**TASK DETAILS**
Collect every line in the records below that contains the word "React".

======== EXERCISE DATA ========

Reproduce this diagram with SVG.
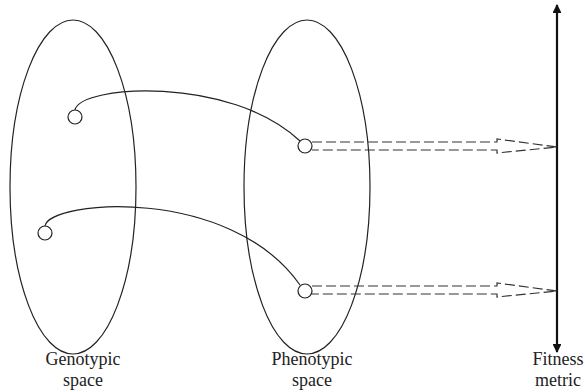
<svg xmlns="http://www.w3.org/2000/svg" width="585" height="392" viewBox="0 0 585 392">
<style>
.sp{fill:none;stroke:#222;stroke-width:1.2}
.cr{fill:#fff;stroke:#222;stroke-width:1.2}
.ds{fill:none;stroke:#333;stroke-width:1.2;stroke-dasharray:10,4}
.lb{font-family:"Liberation Serif",serif;font-size:18px;fill:#222;text-anchor:middle}
</style>
<defs>
<marker id="ah" viewBox="0 0 10 10" refX="9" refY="5" markerWidth="4" markerHeight="4" orient="auto-start-reverse">
<path d="M0,0 L10,5 L0,10 z" fill="#111"/>
</marker>
</defs>
<rect width="585" height="392" fill="#fff"/>
<g id="genotypic-space">
<ellipse class="sp" cx="73" cy="187" rx="63" ry="167"/>
<text class="lb" x="83" y="365">Genotypic</text>
<text class="lb" x="83" y="386">space</text>
</g>
<g id="phenotypic-space">
<ellipse class="sp" cx="307" cy="187" rx="63" ry="167"/>
<text class="lb" x="312" y="365">Phenotypic</text>
<text class="lb" x="312" y="386">space</text>
</g>
<g id="fitness-metric">
<line x1="557" y1="5" x2="557" y2="352" stroke="#111" stroke-width="2.2" marker-start="url(#ah)" marker-end="url(#ah)"/>
<text class="lb" x="558" y="365">Fitness</text>
<text class="lb" x="558" y="386">metric</text>
</g>
<g id="connectors">
<path class="sp" d="M75,110 C80,85 230,75 300,141"/>
<path class="sp" d="M45,226 C50,200 230,185 300,285"/>
<path class="ds" d="M312,142 L497,142 L497,139 L557,147 L497,153 L497,150 L312,150"/>
<path class="ds" d="M312,286 L497,286 L497,283 L557,291 L497,297 L497,294 L312,294"/>
</g>
<g id="g1"><circle class="cr" cx="75" cy="117" r="7"/></g>
<g id="g2"><circle class="cr" cx="45" cy="233" r="7"/></g>
<g id="p1"><circle class="cr" cx="305" cy="146" r="7"/></g>
<g id="p2"><circle class="cr" cx="305" cy="291" r="7"/></g>
</svg>
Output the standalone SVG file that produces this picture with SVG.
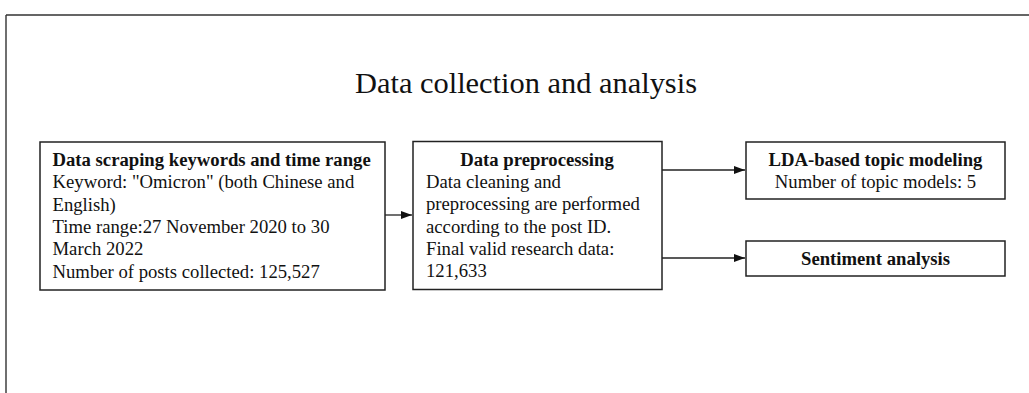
<svg xmlns="http://www.w3.org/2000/svg" width="1029" height="393" viewBox="0 0 1029 393">
<style>
.box{fill:#fff;stroke:#222;stroke-width:1.5}
.t{font-family:"Liberation Serif","Times New Roman",serif;font-size:18.7px;fill:#111}
.b{font-weight:bold}
.c{text-anchor:middle}
.con{stroke:#222;stroke-width:1.3;fill:none;marker-end:url(#ah)}
</style>
<defs>
<marker id="ah" viewBox="0 0 10 10" refX="10" refY="5" markerWidth="11" markerHeight="8" markerUnits="userSpaceOnUse" orient="auto" preserveAspectRatio="none">
<path d="M0,0 L10,5 L0,10 Z" fill="#111"/>
</marker>
</defs>
<rect width="1029" height="393" fill="#fff"/>
<g id="frame">
<path d="M6,15 H1029 M6,15 V393" stroke="#333" stroke-width="1.4" fill="none"/>
</g>
<g id="title">
<text x="526" y="93" class="t c" style="font-size:30px" textLength="342" lengthAdjust="spacingAndGlyphs">Data collection and analysis</text>
</g>
<g id="connectors">
<path class="con" d="M385,215 H412"/>
<path class="con" d="M662,170 H745"/>
<path class="con" d="M662,258 H745"/>
</g>
<g id="node-scraping">
<rect class="box" x="40" y="142" width="345" height="148"/>
<text class="t b" x="52.5" y="166">Data scraping keywords and time range</text>
<text class="t" x="52.5" y="188.3">Keyword: "Omicron" (both Chinese and</text>
<text class="t" x="52.5" y="210.7">English)</text>
<text class="t" x="52.5" y="233">Time range:27 November 2020 to 30</text>
<text class="t" x="52.5" y="255.3">March 2022</text>
<text class="t" x="52.5" y="277.7">Number of posts collected: 125,527</text>
</g>
<g id="node-preprocessing">
<rect class="box" x="413" y="141.5" width="249" height="148"/>
<text class="t b c" x="537" y="166">Data preprocessing</text>
<text class="t" x="426" y="188">Data cleaning and</text>
<text class="t" x="426" y="210.3">preprocessing are performed</text>
<text class="t" x="426" y="232.6">according to the post ID.</text>
<text class="t" x="426" y="254.9">Final valid research data:</text>
<text class="t" x="426" y="277.2">121,633</text>
</g>
<g id="node-lda">
<rect class="box" x="746" y="142" width="259" height="57"/>
<text class="t b c" x="875.5" y="166">LDA-based topic modeling</text>
<text class="t c" x="875.5" y="188">Number of topic models: 5</text>
</g>
<g id="node-sentiment">
<rect class="box" x="746" y="241" width="259" height="35"/>
<text class="t b c" x="875.5" y="265">Sentiment analysis</text>
</g>
</svg>
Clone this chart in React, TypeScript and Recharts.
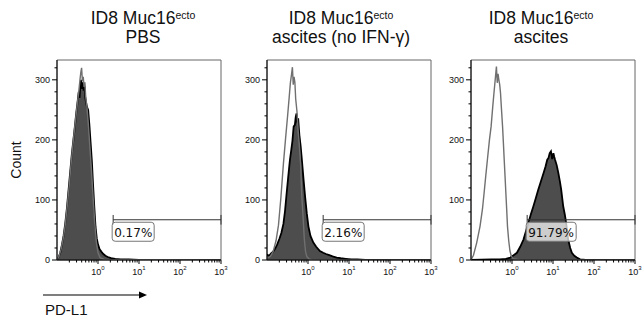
import React from "react";
import {
  ComposedChart, Area, Line, XAxis, YAxis, ReferenceLine, ReferenceArea, ReferenceDot,
} from "recharts";

const SANS = "'Liberation Sans', Arial, sans-serif";

// x = log10(PD-L1 intensity), y = event count
// PBS
const pbsX = [-1.0, -0.97, -0.92, -0.88, -0.84, -0.8, -0.76, -0.72, -0.68, -0.64, -0.6, -0.56, -0.53, -0.5, -0.47, -0.45, -0.43, -0.41, -0.39, -0.37, -0.35, -0.33, -0.31, -0.29, -0.27, -0.24, -0.21, -0.18, -0.15, -0.12, -0.09, -0.06, -0.03, 0, 0.04, 0.08, 0.13, 0.18, 0.24, 0.32, 0.42, 0.55, 0.75, 1.0, 3.0];
const pbsCount = [0, 3, 12, 25, 40, 60, 85, 115, 145, 175, 200, 225, 245, 262, 280, 270, 292, 300, 285, 296, 282, 290, 270, 262, 255, 250, 225, 195, 165, 125, 88, 55, 36, 26, 18, 14, 10, 7, 5, 3, 2, 1, 1, 0, 0];
const pbsIsoX = [-1.0, -0.95, -0.9, -0.85, -0.8, -0.75, -0.7, -0.65, -0.6, -0.55, -0.5, -0.47, -0.44, -0.42, -0.4, -0.38, -0.36, -0.34, -0.32, -0.3, -0.27, -0.24, -0.2, -0.16, -0.12, -0.08, -0.04, 0, 0.05, 0.15, 3.0];
const pbsIso = [0, 6, 18, 35, 58, 90, 125, 165, 200, 232, 262, 280, 300, 312, 320, 298, 305, 288, 296, 272, 255, 230, 190, 150, 105, 62, 30, 12, 4, 1, 0];

// ascites (no IFN-γ)
const noIfnX = [-1.0, -0.95, -0.9, -0.85, -0.8, -0.75, -0.7, -0.65, -0.6, -0.56, -0.52, -0.48, -0.44, -0.41, -0.38, -0.35, -0.32, -0.3, -0.28, -0.26, -0.24, -0.21, -0.18, -0.15, -0.11, -0.07, -0.03, 0.01, 0.06, 0.13, 0.2, 0.29, 0.37, 0.44, 0.52, 0.6, 0.7, 0.8, 0.92, 1.06, 1.2, 1.4, 3.0];
const noIfnCount = [9, 7, 11, 14, 19, 26, 35, 45, 60, 82, 112, 140, 167, 182, 198, 222, 225, 238, 244, 228, 236, 208, 190, 167, 135, 105, 78, 56, 40, 29, 22, 15, 12, 10, 8, 6, 4, 3, 2, 1, 1, 0, 0];
const noIfnIsoX = [-1.0, -0.92, -0.85, -0.78, -0.72, -0.66, -0.6, -0.55, -0.5, -0.46, -0.43, -0.4, -0.38, -0.36, -0.34, -0.32, -0.3, -0.27, -0.24, -0.21, -0.18, -0.15, -0.12, -0.09, -0.06, -0.03, 0.02, 0.1, 3.0];
const noIfnIso = [3, 6, 14, 32, 58, 105, 160, 200, 238, 270, 295, 310, 321, 292, 305, 296, 268, 248, 215, 190, 160, 105, 72, 35, 14, 6, 2, 0, 0];

// ascites
const ascX = [-1.0, -0.5, -0.3, -0.15, -0.04, 0.04, 0.12, 0.2, 0.28, 0.34, 0.4, 0.46, 0.52, 0.58, 0.64, 0.7, 0.77, 0.82, 0.86, 0.89, 0.92, 0.95, 0.98, 1.01, 1.03, 1.05, 1.09, 1.13, 1.17, 1.2, 1.25, 1.29, 1.32, 1.37, 1.42, 1.46, 1.52, 1.58, 1.66, 1.8, 3.0];
const ascCount = [0, 1, 1, 2, 4, 8, 12, 22, 34, 48, 62, 76, 89, 103, 117, 130, 145, 156, 167, 170, 178, 181, 168, 178, 172, 167, 158, 145, 130, 117, 89, 75, 62, 34, 20, 12, 7, 4, 1, 0, 0];
const ascIsoX = [-1.0, -0.94, -0.86, -0.78, -0.72, -0.68, -0.64, -0.6, -0.55, -0.51, -0.47, -0.44, -0.41, -0.38, -0.36, -0.34, -0.32, -0.3, -0.28, -0.26, -0.23, -0.21, -0.19, -0.17, -0.15, -0.13, -0.11, -0.08, -0.05, -0.02, 0.03, 0.2, 3.0];
const ascIso = [0, 8, 29, 56, 85, 112, 140, 167, 200, 222, 255, 278, 300, 322, 295, 310, 300, 292, 278, 255, 222, 195, 167, 140, 112, 85, 56, 32, 15, 7, 2, 0, 0];

const titles = ["PBS", "ascites (no IFN-γ)", "ascites"];
const gatePct = ["0.17%", "2.16%", "91.79%"];
const gateStart = 0.37; // log10 of gate lower bound
const gateLevel = 67;

const xMajor = [0, 1, 2, 3];
const xMinorMult = [2, 3, 4, 5, 6, 7, 8, 9];
const yTicks = [0, 20, 40, 60, 80, 100, 120, 140, 160, 180, 200, 220, 240, 260, 280, 300, 320];

const xTicks = [
  ...xMajor,
  ...[-1, 0, 1, 2].flatMap((d) => xMinorMult.map((m) => d + Math.log10(m))),
].sort((a, b) => a - b);

function merge(fx: number[], fy: number[], gx: number[], gy: number[]) {
  const xs = Array.from(new Set([...fx, ...gx])).sort((a, b) => a - b);
  return xs.map((x) => {
    const i = fx.indexOf(x);
    const j = gx.indexOf(x);
    return { x, f: i >= 0 ? fy[i] : null, g: j >= 0 ? gy[j] : null };
  });
}

const panelData = [
  merge(pbsX, pbsCount, pbsIsoX, pbsIso),
  merge(noIfnX, noIfnCount, noIfnIsoX, noIfnIso),
  merge(ascX, ascCount, ascIsoX, ascIso),
];

function XTick({ x, y, payload }: any) {
  const v = payload.value;
  const major = Math.abs(v - Math.round(v)) < 1e-6;
  return (
    <g>
      <line x1={x} x2={x} y1={y} y2={y + (major ? 4 : 2.5)} stroke="#000" />
      {major && (
        <text x={x} y={y + 14.5} textAnchor="middle" fontSize={9} fontFamily={SANS} fill="#111">
          10<tspan dy={-4.5} fontSize={6}>{Math.round(v)}</tspan>
        </text>
      )}
    </g>
  );
}

function YTick({ x, y, payload }: any) {
  const major = payload.value % 100 === 0;
  return (
    <g>
      <line x1={x - (major ? 5 : 2.5)} x2={x} y1={y} y2={y} stroke="#000" />
      {major && (
        <text x={x - 7} y={y + 3} textAnchor="end" fontSize={9} fontFamily={SANS} fill="#111">
          {payload.value}
        </text>
      )}
    </g>
  );
}

function GateLabel({ cx, cy, text }: any) {
  const w = text.length * 8 + 2;
  return (
    <g>
      <rect x={cx - 1} y={cy + 2.5} width={w} height={19} rx={3}
        fill="#fff" fillOpacity={0.72} stroke="#777" />
      <text x={cx + 1} y={cy + 17} fontSize={12} fontFamily="'DejaVu Sans', sans-serif" fill="#111">
        {text}
      </text>
    </g>
  );
}

const plotLefts = [57, 267, 471];
const titleCenters = [143, 341, 541];

function Panel({ idx }: { idx: number }) {
  return (
    <div style={{ position: "absolute", left: plotLefts[idx] - 40, top: 0 }}>
      <ComposedChart width={218} height={285} data={panelData[idx]}
        margin={{ top: 60, right: 14, bottom: 0, left: 0 }}>
        <XAxis dataKey="x" type="number" domain={[-1, 3]} ticks={xTicks} interval={0}
          tick={<XTick />} tickLine={false} tickSize={0} tickMargin={0}
          axisLine={{ stroke: "#000" }} height={25} allowDataOverflow />
        <YAxis type="number" domain={[0, 333]} ticks={yTicks} interval={0}
          tick={<YTick />} tickLine={false} tickSize={0} tickMargin={0}
          axisLine={{ stroke: "#000" }} width={40} allowDataOverflow />
        <ReferenceArea x1={-1} x2={3} y1={0} y2={333} fill="none" fillOpacity={0} stroke="#666" />
        <Area dataKey="f" type="linear" fill="#4d4d4d" fillOpacity={1} stroke="#000"
          strokeWidth={1.8} connectNulls dot={false} activeDot={false} isAnimationActive={false} />
        <Line dataKey="g" type="linear" stroke="#707070" strokeWidth={1.4}
          connectNulls dot={false} activeDot={false} isAnimationActive={false} />
        <ReferenceLine segment={[{ x: gateStart, y: gateLevel }, { x: 3, y: gateLevel }]} stroke="#333" />
        <ReferenceLine segment={[{ x: gateStart, y: gateLevel - 8 }, { x: gateStart, y: gateLevel + 8 }]} stroke="#333" />
        <ReferenceLine segment={[{ x: 3, y: gateLevel - 8 }, { x: 3, y: gateLevel + 8 }]} stroke="#333" />
        <ReferenceDot x={gateStart} y={gateLevel} r={0}
          shape={(p: any) => <GateLabel cx={p.cx} cy={p.cy} text={gatePct[idx]} />} />
      </ComposedChart>
    </div>
  );
}

export default function App() {
  return (
    <div style={{ position: "absolute", left: 0, top: 0, width: 644, height: 326, background: "#fff" }}>
      <svg width={644} height={326} style={{ position: "absolute", left: 0, top: 0 }}>
        {titles.map((t, i) => (
          <g key={t} fontFamily={SANS} fill="#111" textAnchor="middle">
            <text x={titleCenters[i]} y={24} fontSize={17.5}>
              ID8 Muc16<tspan dy={-5} fontSize={10.5}>ecto</tspan>
            </text>
            <text x={titleCenters[i]} y={43} fontSize={17.5}>{t}</text>
          </g>
        ))}
        <text transform="translate(21,160) rotate(-90)" textAnchor="middle" fontSize={14}
          fontFamily={SANS} fill="#111">Count</text>
        <line x1={43} y1={295} x2={140} y2={295} stroke="#000" strokeWidth={1.2} />
        <polygon points="147,295 139,291.5 139,298.5" fill="#000" />
        <text x={45} y={315} fontSize={15} fontFamily={SANS} fill="#111">PD-L1</text>
      </svg>
      {[0, 1, 2].map((i) => <Panel key={i} idx={i} />)}
    </div>
  );
}
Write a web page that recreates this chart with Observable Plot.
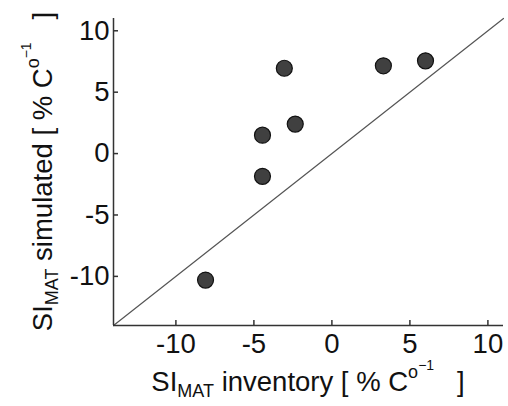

========

**TASK RESULT**
Clone this chart in React, TypeScript and Recharts.
import React from "react";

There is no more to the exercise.